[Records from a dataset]
━━━━━━━━━━
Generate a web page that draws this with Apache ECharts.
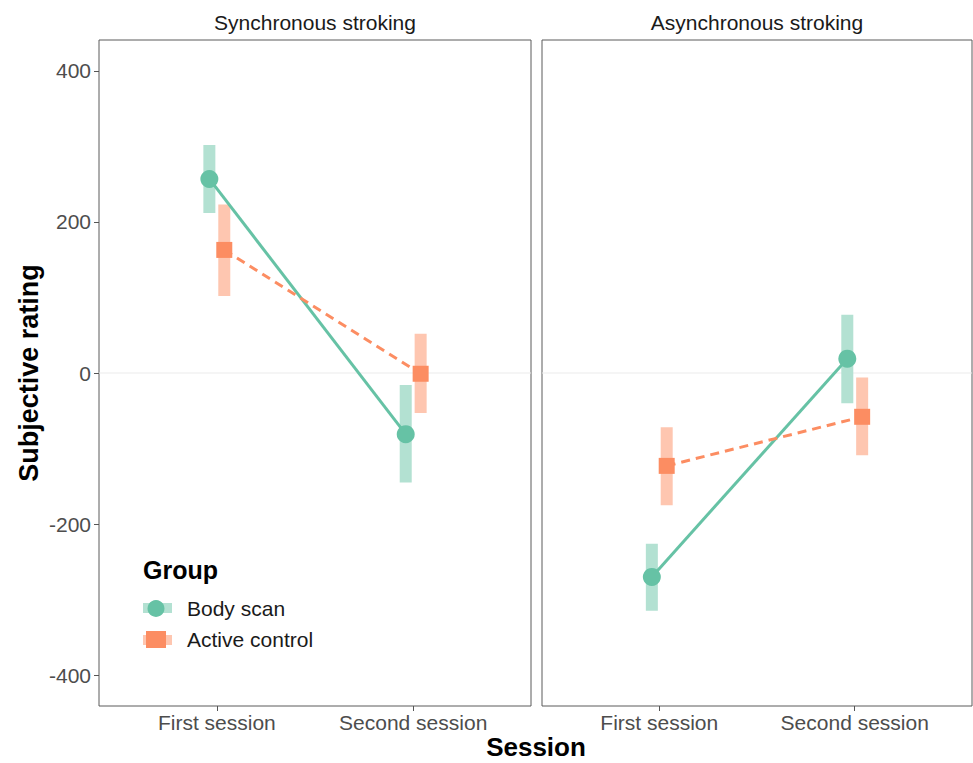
<!DOCTYPE html>
<html>
<head>
<meta charset="utf-8">
<script src="https://cdn.jsdelivr.net/npm/echarts@6/dist/echarts.min.js"></script>
<style>html,body{margin:0;padding:0;background:#fff;}#c{width:973px;height:763px;}</style>
</head>
<body>
<div id="c"></div>
<script>
const sessions = ['First session', 'Second session'];
const conditions = ['Synchronous stroking', 'Asynchronous stroking'];
const groups = ['Body scan', 'Active control'];
const yTicks = [-400, -200, 0, 200, 400];

// Synchronous stroking
const bodySyncMean = [257, -81];
const bodySyncLow = [212, -145];
const bodySyncHigh = [302, -16];
const activeSyncMean = [163, -1];
const activeSyncLow = [102, -53];
const activeSyncHigh = [223, 52];
// Asynchronous stroking
const bodyAsyncMean = [-270, 19];
const bodyAsyncLow = [-315, -40];
const bodyAsyncHigh = [-226, 77];
const activeAsyncMean = [-123, -58];
const activeAsyncLow = [-175, -109];
const activeAsyncHigh = [-72, -6];

const FONT = '"Liberation Sans", Arial, Helvetica, sans-serif';
const colors = {'Body scan': '#66c2a5', 'Active control': '#fc8d62'};
const lightColors = {'Body scan': '#b3e1d2', 'Active control': '#fec6b0'};
const dodge = {'Body scan': -0.038, 'Active control': 0.038};

const panels = [
  {body: [bodySyncMean, bodySyncLow, bodySyncHigh], active: [activeSyncMean, activeSyncLow, activeSyncHigh]},
  {body: [bodyAsyncMean, bodyAsyncLow, bodyAsyncHigh], active: [activeAsyncMean, activeAsyncLow, activeAsyncHigh]}
];

const series = [];
panels.forEach((p, gi) => {
  // zero reference line
  series.push({
    type: 'custom', xAxisIndex: gi, yAxisIndex: gi, z: 0, silent: true,
    data: [[1.5, 0]], encode: {x: 0, y: 1},
    renderItem: (params, api) => {
      const cs = params.coordSys;
      const y = api.coord([1.5, api.value(1)])[1];
      return {type: 'line', shape: {x1: cs.x, y1: y, x2: cs.x + cs.width, y2: y},
              style: {stroke: '#ebebeb', lineWidth: 1}};
    }
  });
  [['Body scan', p.body], ['Active control', p.active]].forEach(([g, arr]) => {
    const [mean, low, high] = arr;
    const pts = sessions.map((s, i) => [i + 1 + dodge[g], mean[i]]);
    const bars = sessions.map((s, i) => [i + 1 + dodge[g], low[i], high[i]]);
    series.push({
      name: g, type: 'custom', xAxisIndex: gi, yAxisIndex: gi, z: 1, silent: true,
      data: bars, encode: {x: 0, y: [1, 2]},
      renderItem: (params, api) => {
        const x = api.value(0);
        const top = api.coord([x, api.value(2)]);
        const bot = api.coord([x, api.value(1)]);
        return {type: 'rect', shape: {x: top[0] - 6, y: top[1], width: 12, height: bot[1] - top[1]},
                style: {fill: lightColors[g]}};
      }
    });
    series.push({
      name: g, type: 'line', xAxisIndex: gi, yAxisIndex: gi, z: 2, silent: true,
      data: pts, showSymbol: false, symbol: 'none',
      lineStyle: {color: colors[g], width: 3, type: g === 'Body scan' ? 'solid' : [9, 6]},
      itemStyle: {color: colors[g]}
    });
    series.push({
      name: g, type: 'scatter', xAxisIndex: gi, yAxisIndex: gi, z: 3, silent: true,
      data: pts, symbol: g === 'Body scan' ? 'circle' : 'rect',
      symbolSize: g === 'Body scan' ? 18 : 16,
      itemStyle: {color: colors[g], opacity: 1}
    });
  });
});

const xAxisBase = (gi) => ({
  type: 'value', gridIndex: gi, min: 0.4, max: 2.6,
  axisLine: {show: false, onZero: false},
  splitLine: {show: false},
  axisTick: {show: true, customValues: [1, 2], length: 5, lineStyle: {color: '#555'}},
  axisLabel: {customValues: [1, 2], formatter: v => sessions[Math.round(v) - 1],
              color: '#4d4d4d', fontSize: 21, fontFamily: FONT, margin: 6}
});
const yAxisBase = (gi) => ({
  type: 'value', gridIndex: gi, min: -441, max: 441,
  axisLine: {show: false, onZero: false},
  splitLine: {show: false},
  axisTick: {show: gi === 0, customValues: yTicks, length: 5, lineStyle: {color: '#555'}},
  axisLabel: {show: gi === 0, customValues: yTicks, color: '#4d4d4d', fontSize: 21, fontFamily: FONT, margin: 8}
});

const yAxes = [yAxisBase(0), yAxisBase(1)];
yAxes[0].name = 'Subjective rating';
yAxes[0].nameLocation = 'middle';
yAxes[0].nameRotate = 90;
yAxes[0].nameGap = 57;
yAxes[0].nameTextStyle = {fontSize: 27, fontWeight: 'bold', color: '#000', fontFamily: FONT};

const option = {
  backgroundColor: '#fff',
  animation: false,
  grid: [
    {left: 99, right: 442, top: 40, bottom: 57, show: true, borderColor: '#5a5a5a', borderWidth: 1, backgroundColor: 'transparent'},
    {left: 542, right: 1, top: 40, bottom: 57, show: true, borderColor: '#5a5a5a', borderWidth: 1, backgroundColor: 'transparent'}
  ],
  xAxis: [xAxisBase(0), xAxisBase(1)],
  yAxis: yAxes,
  legend: {
    orient: 'vertical', left: 141, top: 593, itemWidth: 20, itemHeight: 17, itemGap: 10,
    selectedMode: false,
    textStyle: {fontSize: 21, color: '#1a1a1a', fontFamily: FONT, padding: [0, 0, 0, 16]},
    data: groups.map(g => ({name: g, icon: g === 'Body scan' ? 'circle' : 'rect',
                            itemStyle: {color: colors[g], opacity: 1}}))
  },
  graphic: [
    {type: 'text', x: 315, y: 22, style: {text: conditions[0], font: '21px ' + FONT, fill: '#1a1a1a', textAlign: 'center', textVerticalAlign: 'middle'}},
    {type: 'text', x: 757, y: 22, style: {text: conditions[1], font: '21px ' + FONT, fill: '#1a1a1a', textAlign: 'center', textVerticalAlign: 'middle'}},
    {type: 'text', x: 536, y: 747, style: {text: 'Session', font: 'bold 26px ' + FONT, fill: '#000', textAlign: 'center', textVerticalAlign: 'middle'}},
    {type: 'text', x: 143, y: 570, style: {text: 'Group', font: 'bold 25px ' + FONT, fill: '#000', textAlign: 'left', textVerticalAlign: 'middle'}},
    {type: 'rect', z: -1, shape: {x: 143, y: 603, width: 29, height: 10}, style: {fill: lightColors['Body scan']}},
    {type: 'rect', z: -1, shape: {x: 143, y: 635, width: 29, height: 10}, style: {fill: lightColors['Active control']}}
  ],
  series: series
};

const chart = echarts.init(document.getElementById('c'), null, {renderer: 'svg'});
chart.setOption(option);
</script>
</body>
</html>
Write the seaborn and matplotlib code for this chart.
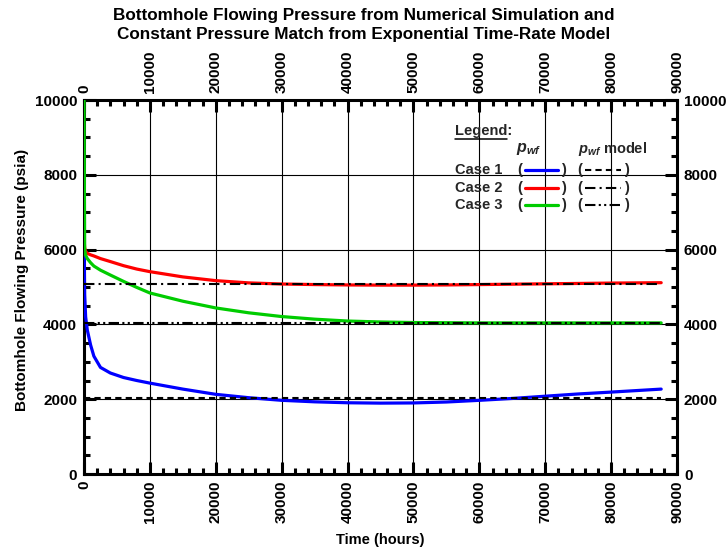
━━━━━━━━━━
→ **What the task requires**:
Check the data for the word "this" and pull out the lines that have it.

→ **Expected answer**:
Generate a web page that draws this with Apache ECharts.
Write the seaborn and matplotlib code for this chart.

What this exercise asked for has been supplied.